Le sujet est d'une complexité peu commune, et il me semble que le simple citoyen est souvent assez dépourvu de compétences sur la question (en tout cas, c'est ce que je ressens pour ce qui est de moi).
Le découpage actuel a souvent comme justification le souci de ne pas mettre deux très grandes villes dans une même région, et cela semble assez légitime.
La position exprimée par le communiqué quant à la question du redécoupage des régions, il me semble qu'elle est originale et non dénuée d'intérêt, mais que, s'il est justifié de tenir compte des identités anciennes et culturelles, cela ne peut constituer qu'un élément parmi d'autres du découpage : comme il ressort d'ailleurs des textes de plusieurs intervenants, la France n'est pas la somme d'un nombre précis de régions historico-culturelles bien définies.
Il n'est peut-être pas inutile de jeter un coup d'œil sur la situation chez ceux de nos voisins qui sont d'une taille qui est d'un même ordre de grandeur que la nôtre...
1° L'Allemagne.
Après la chute du régime communiste, j'aurais pensé que l'ancienne Rda allait constituer un Land dans l'Allemagne réunifiée : elle avait la même population que la Rhénanie du Nord-Westphalie (seize millions) et une superficie assez peu supérieure à celle de la Bavière.

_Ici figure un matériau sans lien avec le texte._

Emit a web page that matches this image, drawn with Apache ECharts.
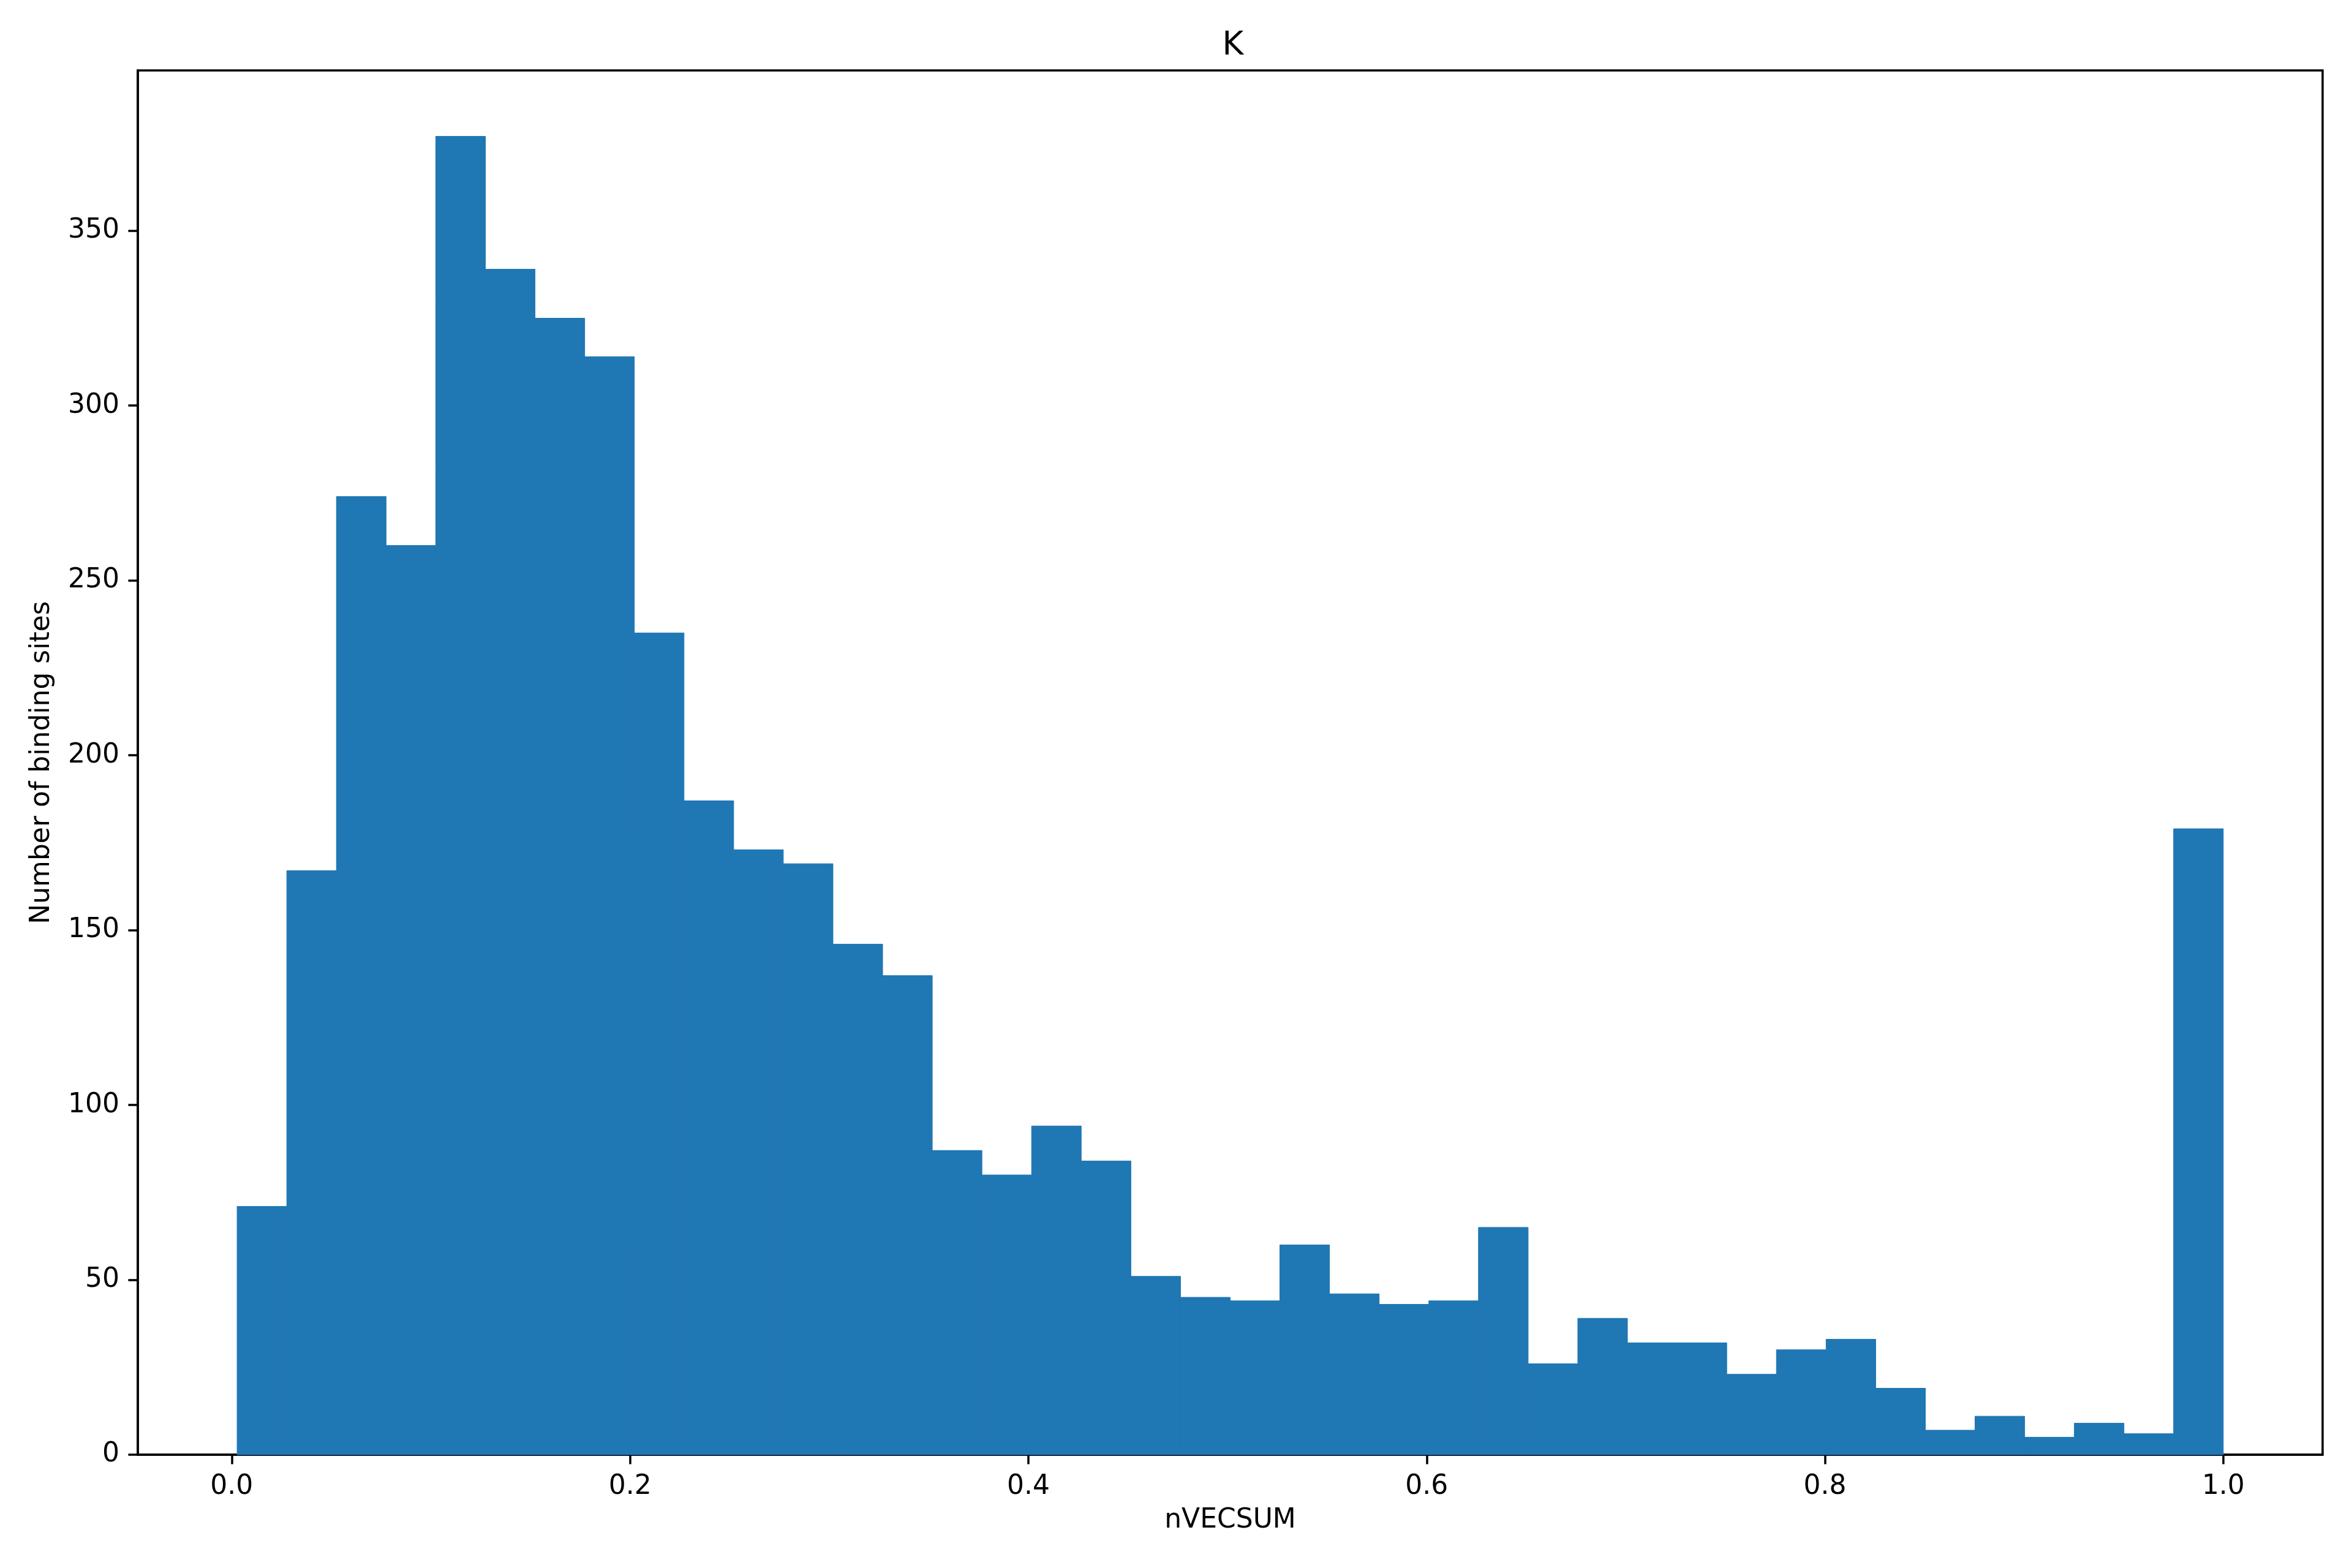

Mais non : six nouveaux Länder ont été créés (avec donc une population moyenne d'un peu plus de deux millions et demi d'habitants), sur des bases historiques pas tellement fortes : le Saxe-Anhalt, Berlin et le Brandebourg (ainsi que la partie poméranienne du Land de Mecklembourg-Poméranie) faisaient partie avant 1945 de la Prusse (sauf pour la partie Anhalt de la Saxe-Anhalt, partie qui composait l'Anhalt-Dessau). Par ailleurs, le passé communiste commun avait évidemment créé dans toute l'ex-Rda une même arriération économique, et en général un même type de problèmes. La rationalité administrative-économique aurait pu donc pousser à la constitution d'un Land unique.
Ce qui a primé, c'est la volonté de constituer d'assez petits Länder, comme si l'idéal avait été, dans l'ancienne République fédérale, le Schleswig-Holstein : 16 000 km
2, et peuplé de 2,8 millions d'habitants - à peu près comme chez nous le Languedoc-Roussillon et le Midi-Pyrénées.
Dans l'ancienne République fédérale, ce qui frappe, c'est l'extrême disparité de taille entre les régions. Cette disparité est largement un héritage historique, souvent récent d'ailleurs : les frontières de la Bavière et celles du Bade-Wurtemberg datent essentiellement de l'époque napoléonienne - elles ne correspondent pas aux frontières religieuses, décisives en Allemagne pour les identités locales.
2° L'Italie.
Elle comprend vingt régions, c'est-à-dire, pour une population voisine de celle de la France, presque exactement autant de régions. Ces régions correspondent très peu à d'anciens États italiens. Elles correspondent assez peu aussi à des frontières dialectales. Ce qui a primé, me semble-t-il, c'est largement le principe : à chaque ville sa région :
Turin-Piémont, Gênes-Ligurie, Milan-Lombardie, Florence-Toscane, Rome-Latium, Bologne-Émilie-Romagne, Naples-Campanie, etc.
3° L'Espagne.
Elle comprend dix-sept communautés autonomes, pour quarante millions d'habitants. Soit en moyenne 2,3 millions d'habitants par région, c'est-à-dire une population du même ordre que celle d'une région française.
4° Le Royaume-Uni.
La partie Angleterre du Royaume-Uni comporte plus des quatre cinquièmes de la population du R.-U. Elle n'est pas divisée en régions pourvues d'une assemblée élue. Le R.-U. est, de ce point de vue, un pays hautement centralisé.
En somme, la considération de la situation chez nos grands voisins ne conforte pas l'argument gouvernemental quant à la réduction du nombre de régions.